- **Required work**:
Return a copy of every line in the records that includes the word "this".

- **Data lines**:
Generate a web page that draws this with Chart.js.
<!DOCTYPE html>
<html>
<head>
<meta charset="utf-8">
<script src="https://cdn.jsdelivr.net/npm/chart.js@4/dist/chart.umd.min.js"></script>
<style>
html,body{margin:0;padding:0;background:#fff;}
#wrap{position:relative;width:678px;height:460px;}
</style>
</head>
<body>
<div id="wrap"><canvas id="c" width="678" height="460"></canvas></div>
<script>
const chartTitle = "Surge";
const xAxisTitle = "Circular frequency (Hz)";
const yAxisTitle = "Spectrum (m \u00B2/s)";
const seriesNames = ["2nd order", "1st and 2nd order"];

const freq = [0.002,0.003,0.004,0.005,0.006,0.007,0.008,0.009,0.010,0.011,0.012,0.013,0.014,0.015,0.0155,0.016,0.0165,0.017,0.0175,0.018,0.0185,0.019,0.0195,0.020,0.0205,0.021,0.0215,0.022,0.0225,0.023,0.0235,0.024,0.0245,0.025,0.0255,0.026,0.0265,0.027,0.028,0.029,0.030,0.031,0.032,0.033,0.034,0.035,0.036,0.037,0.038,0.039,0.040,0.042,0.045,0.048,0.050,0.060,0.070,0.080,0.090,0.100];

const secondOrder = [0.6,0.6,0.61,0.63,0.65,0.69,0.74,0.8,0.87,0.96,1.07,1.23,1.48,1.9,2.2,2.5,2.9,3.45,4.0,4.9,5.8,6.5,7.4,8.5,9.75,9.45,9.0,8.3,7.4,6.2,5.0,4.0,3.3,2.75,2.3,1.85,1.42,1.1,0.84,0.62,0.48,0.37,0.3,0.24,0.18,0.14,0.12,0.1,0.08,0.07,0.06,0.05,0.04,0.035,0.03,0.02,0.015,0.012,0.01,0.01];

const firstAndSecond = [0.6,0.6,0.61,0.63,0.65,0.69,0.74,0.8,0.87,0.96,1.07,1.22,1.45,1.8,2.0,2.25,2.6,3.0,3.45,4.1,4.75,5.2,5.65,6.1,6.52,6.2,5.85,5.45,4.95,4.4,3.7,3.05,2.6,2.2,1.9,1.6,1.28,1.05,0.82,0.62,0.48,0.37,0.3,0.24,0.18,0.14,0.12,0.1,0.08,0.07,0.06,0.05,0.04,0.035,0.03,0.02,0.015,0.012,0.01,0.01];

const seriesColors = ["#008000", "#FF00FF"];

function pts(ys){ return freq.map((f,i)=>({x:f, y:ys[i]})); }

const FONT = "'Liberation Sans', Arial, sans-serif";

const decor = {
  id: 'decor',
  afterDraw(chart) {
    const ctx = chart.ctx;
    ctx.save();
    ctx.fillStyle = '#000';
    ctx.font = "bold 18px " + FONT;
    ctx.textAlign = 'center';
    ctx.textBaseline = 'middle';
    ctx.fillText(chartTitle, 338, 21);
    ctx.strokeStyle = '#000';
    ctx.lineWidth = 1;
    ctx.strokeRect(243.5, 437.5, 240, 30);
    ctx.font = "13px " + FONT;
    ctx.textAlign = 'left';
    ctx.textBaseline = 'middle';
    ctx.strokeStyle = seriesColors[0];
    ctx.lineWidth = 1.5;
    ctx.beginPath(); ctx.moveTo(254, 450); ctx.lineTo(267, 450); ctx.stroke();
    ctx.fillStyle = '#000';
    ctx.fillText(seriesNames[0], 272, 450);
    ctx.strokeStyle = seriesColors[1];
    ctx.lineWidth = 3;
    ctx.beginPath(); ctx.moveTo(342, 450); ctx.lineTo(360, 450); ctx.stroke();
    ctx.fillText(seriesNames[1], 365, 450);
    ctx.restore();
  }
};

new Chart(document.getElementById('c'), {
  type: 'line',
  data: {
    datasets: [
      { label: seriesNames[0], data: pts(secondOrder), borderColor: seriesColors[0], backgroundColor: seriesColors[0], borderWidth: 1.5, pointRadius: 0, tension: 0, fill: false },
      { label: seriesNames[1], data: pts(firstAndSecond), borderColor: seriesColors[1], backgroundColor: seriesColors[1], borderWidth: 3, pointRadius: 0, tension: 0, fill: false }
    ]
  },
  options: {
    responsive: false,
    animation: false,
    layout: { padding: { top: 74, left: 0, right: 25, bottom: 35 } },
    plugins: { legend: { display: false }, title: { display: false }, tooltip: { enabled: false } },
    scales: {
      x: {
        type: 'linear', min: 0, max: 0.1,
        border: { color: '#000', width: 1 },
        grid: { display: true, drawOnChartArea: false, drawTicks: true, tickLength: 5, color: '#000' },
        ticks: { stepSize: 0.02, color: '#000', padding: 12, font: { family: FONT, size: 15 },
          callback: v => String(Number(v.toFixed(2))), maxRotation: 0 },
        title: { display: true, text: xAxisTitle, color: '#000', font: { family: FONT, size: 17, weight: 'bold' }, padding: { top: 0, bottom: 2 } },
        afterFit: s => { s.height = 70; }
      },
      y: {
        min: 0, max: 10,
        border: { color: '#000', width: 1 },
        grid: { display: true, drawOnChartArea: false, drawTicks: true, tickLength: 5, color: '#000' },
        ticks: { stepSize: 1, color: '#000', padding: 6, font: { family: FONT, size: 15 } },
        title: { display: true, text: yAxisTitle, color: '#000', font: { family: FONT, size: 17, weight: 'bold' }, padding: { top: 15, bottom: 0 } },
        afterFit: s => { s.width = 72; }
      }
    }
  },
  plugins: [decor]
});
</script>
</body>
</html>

--

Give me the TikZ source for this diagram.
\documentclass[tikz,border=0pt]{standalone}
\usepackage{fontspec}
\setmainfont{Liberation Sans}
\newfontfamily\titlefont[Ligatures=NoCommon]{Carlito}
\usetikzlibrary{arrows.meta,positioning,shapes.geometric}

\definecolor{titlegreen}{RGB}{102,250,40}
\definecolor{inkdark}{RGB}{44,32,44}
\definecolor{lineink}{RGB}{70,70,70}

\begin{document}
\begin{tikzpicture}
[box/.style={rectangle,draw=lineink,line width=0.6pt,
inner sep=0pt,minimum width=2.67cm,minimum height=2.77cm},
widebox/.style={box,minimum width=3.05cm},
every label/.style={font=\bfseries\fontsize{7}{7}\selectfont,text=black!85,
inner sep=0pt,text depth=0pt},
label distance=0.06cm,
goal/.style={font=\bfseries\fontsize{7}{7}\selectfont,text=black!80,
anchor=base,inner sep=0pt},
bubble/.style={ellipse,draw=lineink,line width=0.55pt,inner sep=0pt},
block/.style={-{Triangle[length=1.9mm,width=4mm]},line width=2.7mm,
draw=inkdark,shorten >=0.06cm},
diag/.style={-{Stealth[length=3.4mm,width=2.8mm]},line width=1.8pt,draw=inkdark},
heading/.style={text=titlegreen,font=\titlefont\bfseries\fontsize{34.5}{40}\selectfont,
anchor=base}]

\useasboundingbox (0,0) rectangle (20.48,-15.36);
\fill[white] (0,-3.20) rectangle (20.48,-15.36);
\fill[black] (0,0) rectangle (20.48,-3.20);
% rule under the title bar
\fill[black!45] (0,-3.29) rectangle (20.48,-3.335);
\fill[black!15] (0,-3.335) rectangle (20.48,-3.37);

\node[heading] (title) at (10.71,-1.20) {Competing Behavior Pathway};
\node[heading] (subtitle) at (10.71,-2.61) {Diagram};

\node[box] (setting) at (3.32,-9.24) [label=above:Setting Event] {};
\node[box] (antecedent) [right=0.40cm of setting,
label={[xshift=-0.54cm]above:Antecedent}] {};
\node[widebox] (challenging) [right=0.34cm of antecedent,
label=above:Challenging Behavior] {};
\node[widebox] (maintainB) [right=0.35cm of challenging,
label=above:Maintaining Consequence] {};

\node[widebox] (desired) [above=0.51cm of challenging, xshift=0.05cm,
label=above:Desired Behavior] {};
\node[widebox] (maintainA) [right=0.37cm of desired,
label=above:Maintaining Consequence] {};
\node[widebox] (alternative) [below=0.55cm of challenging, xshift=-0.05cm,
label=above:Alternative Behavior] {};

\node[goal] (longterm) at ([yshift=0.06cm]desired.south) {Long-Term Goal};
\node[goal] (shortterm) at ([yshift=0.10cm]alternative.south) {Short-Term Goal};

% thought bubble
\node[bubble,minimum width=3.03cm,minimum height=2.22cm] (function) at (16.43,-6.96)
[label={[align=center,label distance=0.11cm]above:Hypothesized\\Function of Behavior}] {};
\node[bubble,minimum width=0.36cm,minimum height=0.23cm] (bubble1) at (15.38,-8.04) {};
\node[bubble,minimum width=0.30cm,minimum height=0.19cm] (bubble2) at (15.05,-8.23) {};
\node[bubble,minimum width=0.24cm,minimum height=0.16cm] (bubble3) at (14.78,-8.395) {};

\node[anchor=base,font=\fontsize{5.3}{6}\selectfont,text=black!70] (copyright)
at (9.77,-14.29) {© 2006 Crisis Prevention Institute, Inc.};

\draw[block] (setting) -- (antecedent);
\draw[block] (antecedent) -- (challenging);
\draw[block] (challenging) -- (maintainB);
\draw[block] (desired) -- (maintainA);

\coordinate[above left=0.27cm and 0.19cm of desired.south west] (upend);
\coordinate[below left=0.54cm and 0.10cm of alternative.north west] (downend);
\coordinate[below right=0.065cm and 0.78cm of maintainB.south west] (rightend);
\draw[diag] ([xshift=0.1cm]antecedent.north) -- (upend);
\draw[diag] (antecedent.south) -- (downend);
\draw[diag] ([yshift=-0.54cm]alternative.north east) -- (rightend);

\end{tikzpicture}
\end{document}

==

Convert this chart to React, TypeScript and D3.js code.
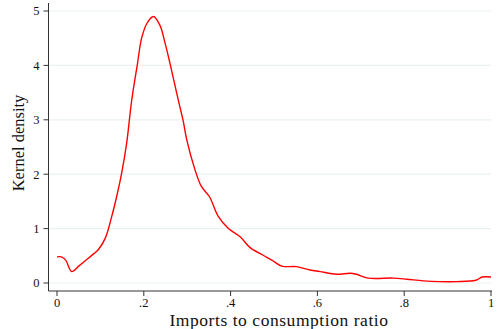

- **Problem solution**:
Generate a web page that draws this with Chart.js.
Give me the TikZ source for this diagram.
Convert this chart to React, TypeScript and D3.js code.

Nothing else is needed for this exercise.